ARN role is assumed for all purposes

Question

ARN role is assumed for all purposes

sihil opened this issue 5 years ago · comments

#65 and #66 changed the behaviour of the library to assume the ARN role for all purposes. This is certainly not the correct behaviour in all circumstances.

In our case we have many AWS accounts and they opt in to central ELK collection by creating a kinesis stream and a role that can pull data off the kinesis stream. Tracking the stream consumption and progress is related to the ELK stack, not the applications that are producing log data. As such it makes sense to create dynamo tables and metrics in the main account and only assume role when talking to the kinesis API.

Whilst I made the assumption that this was the obvious way of doing things I didn't take into account the use case that @autarchprinceps had. Unfortunately we are now stuck on an old version again because of the breaking change so this should really be made configurable in some way.

Patrick Robinson · Answer 1 · Mon Mar 25 2019 21:15:39 GMT+0800 (China Standard Time)

For what it is worth, I wouldn't necessarily disapprove of having two roles, one for kinesis, one for dynamodb. If its the same for us, fine, but that would make it configurable.
We do have a Kinesis Stream as an input for Logstash to collect multiple AWS Accounts worth of logs as well, but if I understand you correctly, we have a single central Kinesis stream that all AWS accounts report to, and you have one in each account, correct? Because if I understand Kinesis correctly, you'll need one dynamodb per Kinesis and Application. Therefore, they are actually tied together as a pair, so I too assumed that our way was the natural and default way to handle this.
I don't quite understand, what connection you put together between applications producing logs and the dynamodb. The latter is needed for applications reading from the Kinesis stream, not writing to it and this is a logstash plugin, so it is running in the ELK stack and therefore account.

Simon Hildrew · Answer 2 · Mon Mar 25 2019 22:01:25 GMT+0800 (China Standard Time)
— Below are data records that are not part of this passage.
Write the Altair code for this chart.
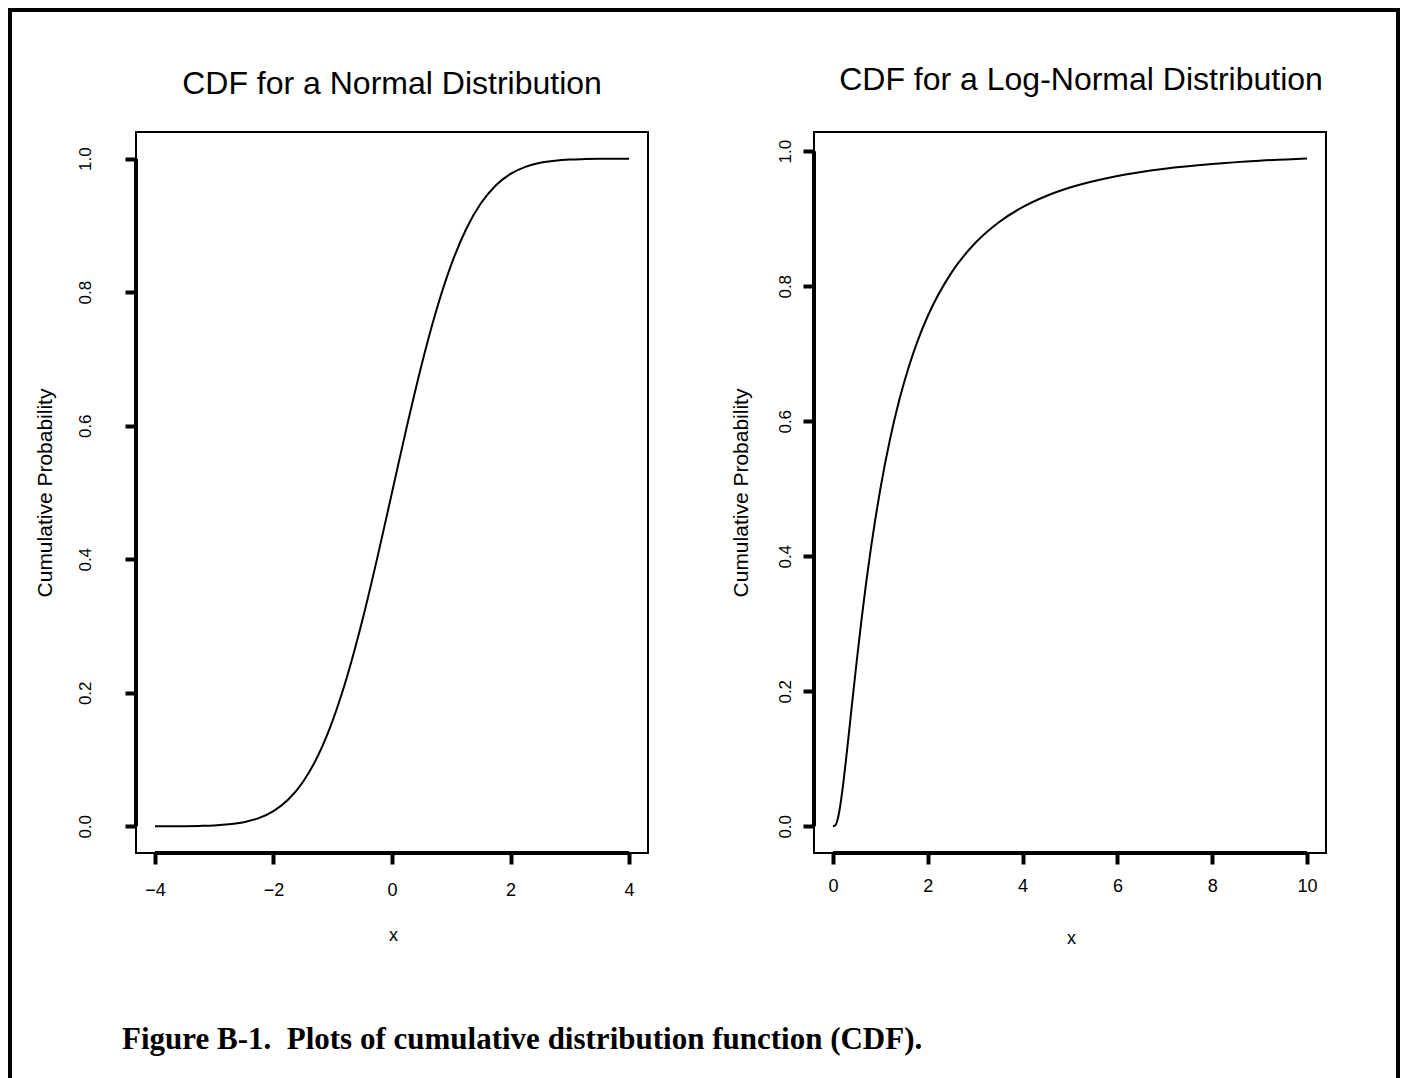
import altair as alt
import pandas as pd

# ---- data ----
normal_x = [-4, -3.75, -3.5, -3.25, -3, -2.75, -2.5, -2.25, -2, -1.75, -1.5, -1.25, -1,
            -0.75, -0.5, -0.25, 0, 0.25, 0.5, 0.75, 1, 1.25, 1.5, 1.75, 2, 2.25, 2.5,
            2.75, 3, 3.25, 3.5, 3.75, 4]
normal_p = [0.0000, 0.0001, 0.0002, 0.0006, 0.0013, 0.0030, 0.0062, 0.0122, 0.0228,
            0.0401, 0.0668, 0.1056, 0.1587, 0.2266, 0.3085, 0.4013, 0.5000, 0.5987,
            0.6915, 0.7734, 0.8413, 0.8944, 0.9332, 0.9599, 0.9772, 0.9878, 0.9938,
            0.9970, 0.9987, 0.9994, 0.9998, 0.9999, 1.0000]

lognorm_x = [0, 0.05, 0.1, 0.15, 0.2, 0.3, 0.4, 0.5, 0.6, 0.7, 0.8, 0.9, 1.0, 1.2, 1.4,
             1.6, 1.8, 2.0, 2.5, 3, 3.5, 4, 4.5, 5, 6, 7, 8, 9, 10]
lognorm_p = [0.0, 0.0014, 0.0107, 0.0289, 0.0538, 0.1143, 0.1798, 0.2441, 0.3047,
             0.3606, 0.4117, 0.4580, 0.5000, 0.5723, 0.6317, 0.6808, 0.7217, 0.7559,
             0.8202, 0.8640, 0.8949, 0.9172, 0.9337, 0.9462, 0.9634, 0.9742, 0.9812,
             0.9860, 0.9893]

normal_xticks = [-4, -2, 0, 2, 4]
lognorm_xticks = [0, 2, 4, 6, 8, 10]
prob_ticks = [0.0, 0.2, 0.4, 0.6, 0.8, 1.0]

title_left = "CDF for a Normal Distribution"
title_right = "CDF for a Log-Normal Distribution"
y_title = "Cumulative Probability"
x_title = "x"
caption = "Figure B-1.\u00a0 Plots of cumulative distribution function (CDF)."

# ---- layout ----
W, H = 1388, 1070
L_XDOM = [-4.32, 4.32]
L_YDOM = [-0.04, 1.04]
R_XDOM = [-0.4, 10.4]
R_YDOM = [-0.0396, 1.0285]
L_XRANGE = [126, 638]
R_XRANGE = [804, 1316]
YRANGE = [843, 122]

SANS = "Liberation Sans"


def panel(xs_vals, ys_vals, xdom, ydom, xrange, xticks, xlab_pad, ylab_pad,
          ytitle_x, xtitle_x, xtitle_y):
    xscale = alt.Scale(domain=xdom, range=xrange, nice=False, zero=False)
    yscale = alt.Scale(domain=ydom, range=YRANGE, nice=False, zero=False)
    xaxis = alt.Axis(orient="bottom", offset=YRANGE[0] - H, values=xticks, format="d",
                     domain=False, grid=False, tickSize=11, tickWidth=4, tickColor="black",
                     labelFont=SANS, labelFontSize=18, labelColor="black",
                     labelPadding=xlab_pad, labelBaseline="middle", labelFlush=False,
                     title=x_title, titleFont=SANS, titleFontSize=18,
                     titleFontWeight="normal", titleColor="black", titleX=xtitle_x,
                     titleY=xtitle_y, titleAlign="center", titleBaseline="middle")
    yaxis = alt.Axis(orient="left", offset=-xrange[0], values=prob_ticks, format=".1f",
                     domain=False, grid=False, tickSize=11, tickWidth=4, tickColor="black",
                     labelFont=SANS, labelFontSize=17, labelColor="black", labelAngle=270,
                     labelAlign="center", labelBaseline="middle", labelPadding=ylab_pad,
                     labelFlush=False,
                     title=y_title, titleFont=SANS, titleFontSize=21,
                     titleFontWeight="normal", titleColor="black", titleAngle=270,
                     titleX=ytitle_x, titleY=(YRANGE[0] + YRANGE[1]) / 2,
                     titleAlign="center", titleBaseline="middle")

    frame_df = pd.DataFrame({"x0": [xdom[0]], "x1": [xdom[1]],
                             "y0": [ydom[0]], "y1": [ydom[1]]})
    frame = alt.Chart(frame_df).mark_rect(filled=False, stroke="black", strokeWidth=2).encode(
        x=alt.X("x0:Q", scale=xscale, axis=xaxis),
        x2="x1:Q",
        y=alt.Y("y0:Q", scale=yscale, axis=yaxis),
        y2="y1:Q",
    )
    rules_df = pd.DataFrame({
        "x0": [xdom[0], xticks[0]],
        "x1": [xdom[0], xticks[-1]],
        "y0": [prob_ticks[0], ydom[0]],
        "y1": [prob_ticks[-1], ydom[0]],
    })
    rules = alt.Chart(rules_df).mark_rule(color="black", strokeWidth=4).encode(
        x=alt.X("x0:Q", scale=xscale, axis=xaxis),
        x2="x1:Q",
        y=alt.Y("y0:Q", scale=yscale, axis=yaxis),
        y2="y1:Q",
    )
    curve_df = pd.DataFrame({"x": xs_vals, "p": ys_vals})
    curve = alt.Chart(curve_df).mark_line(color="black", strokeWidth=2,
                                          interpolate="monotone").encode(
        x=alt.X("x:Q", scale=xscale, axis=xaxis),
        y=alt.Y("p:Q", scale=yscale, axis=yaxis),
    )
    return alt.layer(frame, rules, curve)


left = panel(normal_x, normal_p, L_XDOM, L_YDOM, L_XRANGE, normal_xticks,
             xlab_pad=26, ylab_pad=40, ytitle_x=-91, xtitle_x=383, xtitle_y=82)
right = panel(lognorm_x, lognorm_p, R_XDOM, R_YDOM, R_XRANGE, lognorm_xticks,
              xlab_pad=22, ylab_pad=18, ytitle_x=-73, xtitle_x=1061, xtitle_y=85)


def text_layer(txt, x, y, size, font, weight="normal", align="center"):
    return alt.Chart(pd.DataFrame({"t": [txt]})).mark_text(
        font=font, fontSize=size, fontWeight=weight, align=align, baseline="middle",
        color="black").encode(x=alt.value(x), y=alt.value(y), text="t:N")


t_left = text_layer(title_left, 382, 74, 32, SANS)
t_right = text_layer(title_right, 1071, 70, 32, SANS)
t_caption = text_layer(caption, 112, 1030, 31, "Liberation Serif", weight="bold",
                       align="left")

chart = alt.layer(left, right, t_left, t_right, t_caption).resolve_scale(
    x="independent", y="independent"
).properties(
    width=W, height=H,
    autosize=alt.AutoSizeParams(type="none"),
    padding={"left": 2, "top": 2, "right": 2, "bottom": 0},
    background="white",
).configure_view(stroke="black", strokeWidth=4)

chart.save("out.html", embed_options={"renderer": "svg", "actions": False})
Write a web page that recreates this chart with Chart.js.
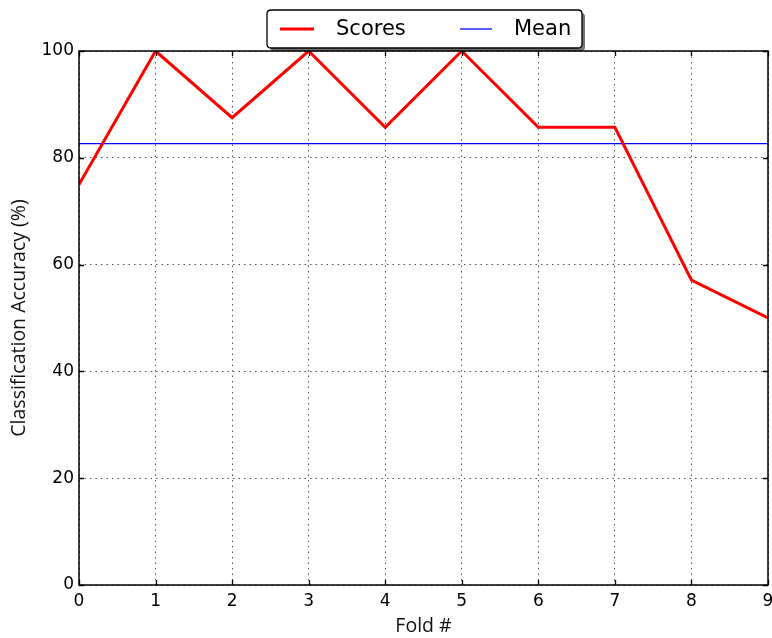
<!DOCTYPE html>
<html>
<head>
<meta charset="utf-8">
<script src="https://cdn.jsdelivr.net/npm/chart.js@4.4.1/dist/chart.umd.min.js"></script>
<style>
  html, body { margin: 0; padding: 0; background: #ffffff; }
  #wrap { width: 772px; height: 638px; position: relative; }
</style>
</head>
<body>
<div id="wrap"><canvas id="c" width="772" height="638"></canvas></div>
<script>
// Cross-validation results per fold
const folds = [0, 1, 2, 3, 4, 5, 6, 7, 8, 9];
const scores = [75.0, 100.0, 87.5, 100.0, 85.7, 100.0, 85.7, 85.7, 57.1, 50.0];
const xTicks = [0, 1, 2, 3, 4, 5, 6, 7, 8, 9];
const yTicks = [0, 20, 40, 60, 80, 100];

const meanScore = scores.reduce((a, b) => a + b, 0) / scores.length;

const scorePoints = folds.map((f, i) => ({ x: f, y: scores[i] }));
const meanPoints = [{ x: folds[0], y: meanScore }, { x: folds[folds.length - 1], y: meanScore }];

const tickFont = { family: 'DejaVu Sans', size: 17 };
const titleFont = { family: 'Open Sans', size: 19.5 };

// Frame, inward tick marks and boxed legend
const framePlugin = {
  id: 'frame',
  afterDatasetsDraw(chart) {
    const { ctx, chartArea: a, scales } = chart;
    ctx.save();
    ctx.strokeStyle = '#000';
    ctx.lineWidth = 1.3;
    const L = 5;
    ctx.beginPath();
    xTicks.forEach(v => {
      const x = Math.round(scales.x.getPixelForValue(v)) + 0.5;
      ctx.moveTo(x, a.bottom); ctx.lineTo(x, a.bottom - L);
      ctx.moveTo(x, a.top); ctx.lineTo(x, a.top + L);
    });
    yTicks.forEach(v => {
      const y = Math.round(scales.y.getPixelForValue(v)) + 0.5;
      ctx.moveTo(a.left, y); ctx.lineTo(a.left + L, y);
      ctx.moveTo(a.right, y); ctx.lineTo(a.right - L, y);
    });
    ctx.stroke();
    ctx.lineWidth = 1.5;
    ctx.strokeRect(a.left, a.top, a.right - a.left, a.bottom - a.top);
    ctx.restore();
  },
  afterDraw(chart) {
    const { ctx } = chart;
    const bx = 267, by = 10, bw = 315, bh = 38;
    ctx.save();
    // shadow
    ctx.fillStyle = 'rgba(0,0,0,0.55)';
    roundRect(ctx, bx + 3, by + 3, bw, bh, 4); ctx.fill();
    ctx.fillStyle = '#fff';
    roundRect(ctx, bx, by, bw, bh, 4); ctx.fill();
    ctx.strokeStyle = '#000';
    ctx.lineWidth = 1.3;
    roundRect(ctx, bx, by, bw, bh, 4); ctx.stroke();
    const cy = by + bh / 2;
    ctx.font = '21px "DejaVu Sans"';
    ctx.textBaseline = 'middle';
    ctx.fillStyle = '#000';
    const items = chart.data.datasets;
    const xs = [[280, 314, 336], [460, 492, 514]];
    items.forEach((ds, i) => {
      ctx.strokeStyle = ds.borderColor;
      ctx.lineWidth = ds.borderWidth;
      ctx.beginPath();
      ctx.moveTo(xs[i][0], cy); ctx.lineTo(xs[i][1], cy);
      ctx.stroke();
      ctx.fillText(ds.label, xs[i][2], cy + 1);
    });
    ctx.restore();
  }
};

function roundRect(ctx, x, y, w, h, r) {
  ctx.beginPath();
  ctx.moveTo(x + r, y);
  ctx.lineTo(x + w - r, y); ctx.quadraticCurveTo(x + w, y, x + w, y + r);
  ctx.lineTo(x + w, y + h - r); ctx.quadraticCurveTo(x + w, y + h, x + w - r, y + h);
  ctx.lineTo(x + r, y + h); ctx.quadraticCurveTo(x, y + h, x, y + h - r);
  ctx.lineTo(x, y + r); ctx.quadraticCurveTo(x, y, x + r, y);
  ctx.closePath();
}

new Chart(document.getElementById('c'), {
  type: 'line',
  data: {
    datasets: [
      { label: 'Scores', data: scorePoints, borderColor: '#ff0000', borderWidth: 3,
        pointRadius: 0, tension: 0, fill: false },
      { label: 'Mean', data: meanPoints, borderColor: '#0000ff', borderWidth: 1.3,
        pointRadius: 0, tension: 0, fill: false }
    ]
  },
  options: {
    responsive: false,
    animation: false,
    devicePixelRatio: 1,
    layout: { padding: { left: 0, right: 4, top: 51, bottom: 0 } },
    plugins: { legend: { display: false }, tooltip: { enabled: false } },
    scales: {
      x: {
        type: 'linear', min: 0, max: 9,
        afterBuildTicks: s => { s.ticks = xTicks.map(v => ({ value: v })); },
        afterFit: s => { s.height = 53; s.paddingRight = 0; s.paddingLeft = 0; },
        grid: { color: '#555', lineWidth: 1, drawTicks: false, borderDash: [1.5, 4] },
        border: { display: false, dash: [1.5, 4] },
        ticks: { font: tickFont, color: '#000', padding: 6, maxRotation: 0 },
        title: { display: true, text: 'Fold #', font: titleFont, color: '#111', padding: { top: 0, bottom: 0 } }
      },
      y: {
        type: 'linear', min: 0, max: 100,
        afterBuildTicks: s => { s.ticks = yTicks.map(v => ({ value: v })); },
        afterFit: s => { s.width = 79; s.paddingTop = 0; s.paddingBottom = 0; },
        grid: { color: '#555', lineWidth: 1, drawTicks: false },
        border: { display: false, dash: [1.5, 4] },
        ticks: { font: tickFont, color: '#000', padding: 5 },
        title: { display: true, text: 'Classification Accuracy (%)', font: titleFont, color: '#111', padding: { top: 8, bottom: 4 } }
      }
    }
  },
  plugins: [framePlugin]
});
</script>
</body>
</html>
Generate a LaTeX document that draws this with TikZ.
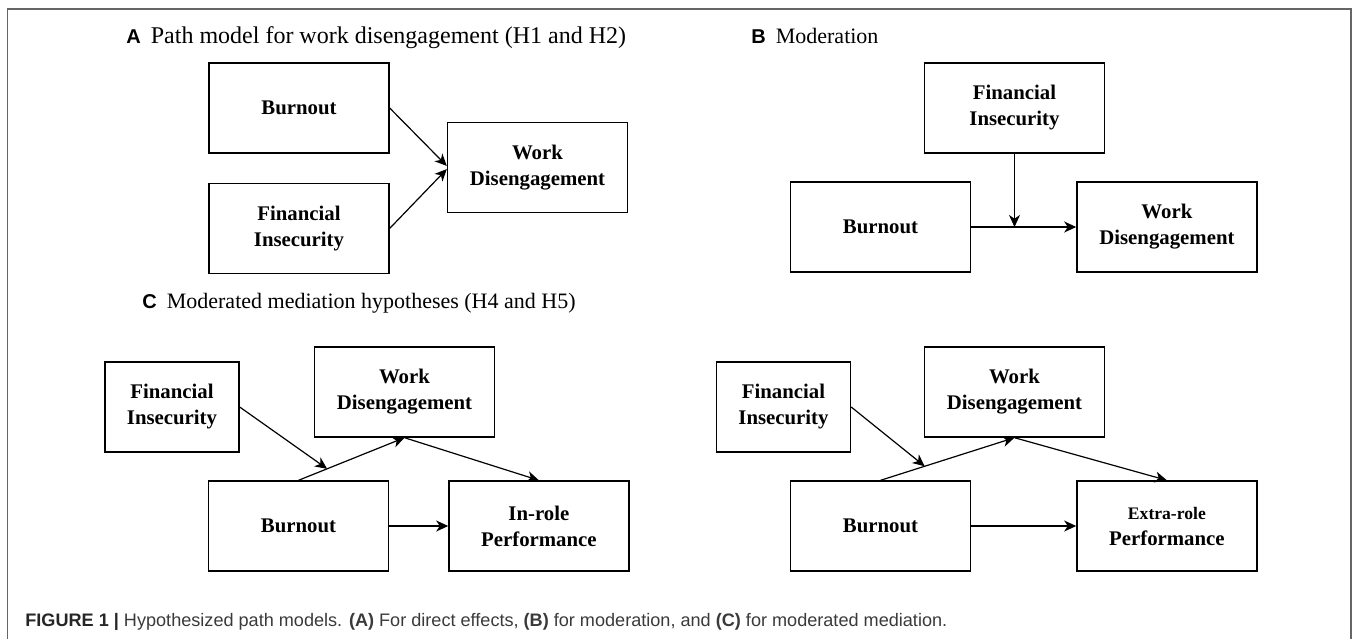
\documentclass[tikz,border=0pt]{standalone}
\usepackage{fontspec}
\setmainfont{Liberation Serif}
\setsansfont{Liberation Sans}
\usepackage{tikz}
\usetikzlibrary{arrows.meta, positioning}
\usepackage{xcolor}
\definecolor{framegray}{HTML}{666666}
\definecolor{captext}{HTML}{3A3A3A}
\newcommand{\paneltag}[1]{{\sffamily\bfseries\fontsize{10}{12}\selectfont #1}\hspace{5pt}}

\begin{document}
\begin{tikzpicture}[
    x=0.5pt, y=-0.5pt,
    every node/.style={font=\fontsize{10}{13}\selectfont},
    box/.style={draw, line width=0.7pt, align=center, inner sep=2pt,
                minimum width=90pt, minimum height=45pt,
                font=\fontsize{10.4}{13}\selectfont\bfseries},
    smallbox/.style={box, minimum width=67pt},
    title/.style={anchor=base west, inner sep=0pt, font=\fontsize{11}{13}\selectfont},
    caption/.style={anchor=base west, inner sep=0pt, text=captext,
                    font=\sffamily\fontsize{9.05}{11}\selectfont},
    arrow/.style={-{Stealth[length=6pt, width=5.5pt, inset=1.8pt]}, line width=0.6pt}
]
    \useasboundingbox (0,0) rectangle (1357,639);
    \draw[framegray, line width=0.75pt] (7.5,639) -- (7.5,9) -- (1351,9) -- (1351,639);

    % panel titles
    \node[title, font=\fontsize{12}{14}\selectfont] (titA) at (126,43)
        {\paneltag{A}Path model for work disengagement (H1 and H2)};
    \node[title] (titB) at (751,43) {\paneltag{B}Moderation};
    \node[title] (titC) at (142,308) {\paneltag{C}Moderated mediation hypotheses (H4 and H5)};

    % A: direct effects
    \node[box] (burnA) at (299,108) {Burnout};
    \node[box, below=14.5pt of burnA] (finA) {Financial\\Insecurity};
    \node[box] (workA) at (537.5,167.5) {Work\\Disengagement};

    \draw[arrow] (burnA.east) -- ([yshift=0.8pt]workA.west);
    \draw[arrow] (finA.east) -- ([yshift=-0.8pt]workA.west);

    % B: moderation
    \node[box] (finB) at (1014.5,108) {Financial\\Insecurity};
    \node[box] (burnB) at (880.5,227) {Burnout};
    \node[box, right=52.5pt of burnB] (workB) {Work\\Disengagement};
    \coordinate (modB) at (finB.south |- burnB.east);

    \draw[arrow] (burnB) -- (workB);
    \draw[arrow] (finB) -- (modB);

    % C: moderated mediation, in-role
    \node[box] (burnC) at (298.5,526) {Burnout};
    \node[box, right=29.5pt of burnC] (inrole) {In-role\\Performance};
    \node[box] (workC) at (404.5,392) {Work\\Disengagement};
    \node[smallbox] (finC) at (172,407) {Financial\\Insecurity};

    \draw[arrow] (burnC.north) -- coordinate[pos=0.27] (modC) (workC.south);
    \draw[arrow] (workC.south) -- (inrole.north);
    \draw[arrow] (finC.east) -- (modC);
    \draw[arrow] (burnC) -- (inrole);

    % C: moderated mediation, extra-role
    \node[box] (burnD) at (880.5,526) {Burnout};
    \node[box, right=52.5pt of burnD] (extra)
        {{\fontsize{8.8}{11}\selectfont Extra-role}\\Performance};
    \node[box] (workD) at (1014.5,392) {Work\\Disengagement};
    \node[smallbox] (finD) at (783.5,407) {Financial\\Insecurity};

    \draw[arrow] (burnD.north) -- coordinate[pos=0.33] (modD) (workD.south);
    \draw[arrow] (workD.south) -- (extra.north);
    \draw[arrow] (finD.east) -- (modD);
    \draw[arrow] (burnD) -- (extra);

    % figure caption
    \node[caption] (cap) at (25,626) {{\bfseries\color{black!85}FIGURE 1 \textbar} Hypothesized path models.
        {\bfseries (A)} For direct effects, {\bfseries (B)} for moderation, and {\bfseries (C)} for moderated mediation.};
\end{tikzpicture}
\end{document}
That might be a sane approach. We use multiple streams as we've had issues in the past where log storms saturate the write rate of the kinesis. We don't want one aws account to be able to stop log entries being recorded from other aws accounts. As such the kinesis stream is maintained and sized by the team feeding it with events.

By having the dynamo table outside of the account there is no way we can inadvertently impact any of their applications by accidentally choosing the same table name to tracking data.

Can see pros and cons for either option.

Gee · Answer 3 · Mon Apr 06 2020 22:09:45 GMT+0800 (China Standard Time)

Hi @sihil,

I ran into exact same issue you had. Did you figure it out or are you still using the old version? If so, which version are you using?

UPDATE

2.0.11 seems to be the latest version where Kinesis and DynamoDB/Cloudwatch are decoupled.

Eunseon Song · Answer 4 · Thu Jul 30 2020 17:56:53 GMT+0800 (China Standard Time)

In some case,
ARN role has only READ policy for kinesis stream of other aws account,
without WRITE/READ policy for dynamodb.

spark-streaming supports configuration for each credential per each purpose of consuming process.

var builder = KinesisInputDStream.builder
.streamingContext(ssc)
.kinesisCredentials(kinesisCredentials)
.dynamoDBCredentials(defaultCredentials)
.cloudWatchCredentials(defaultCredentials)
.endpointUrl("kinesis.ap-northeast-2.amazonaws.com")
.regionName("ap-northeast-2")

I think logstash & dynamodb tied as a pair, for getting action from kinesis stream.
dynamodb is only offset storage for logstash.

@higee
i have used the version https://rubygems.org/gems/logstash-input-kinesis/versions/2.0.11-java,
which use ARN role only for kinesis stream.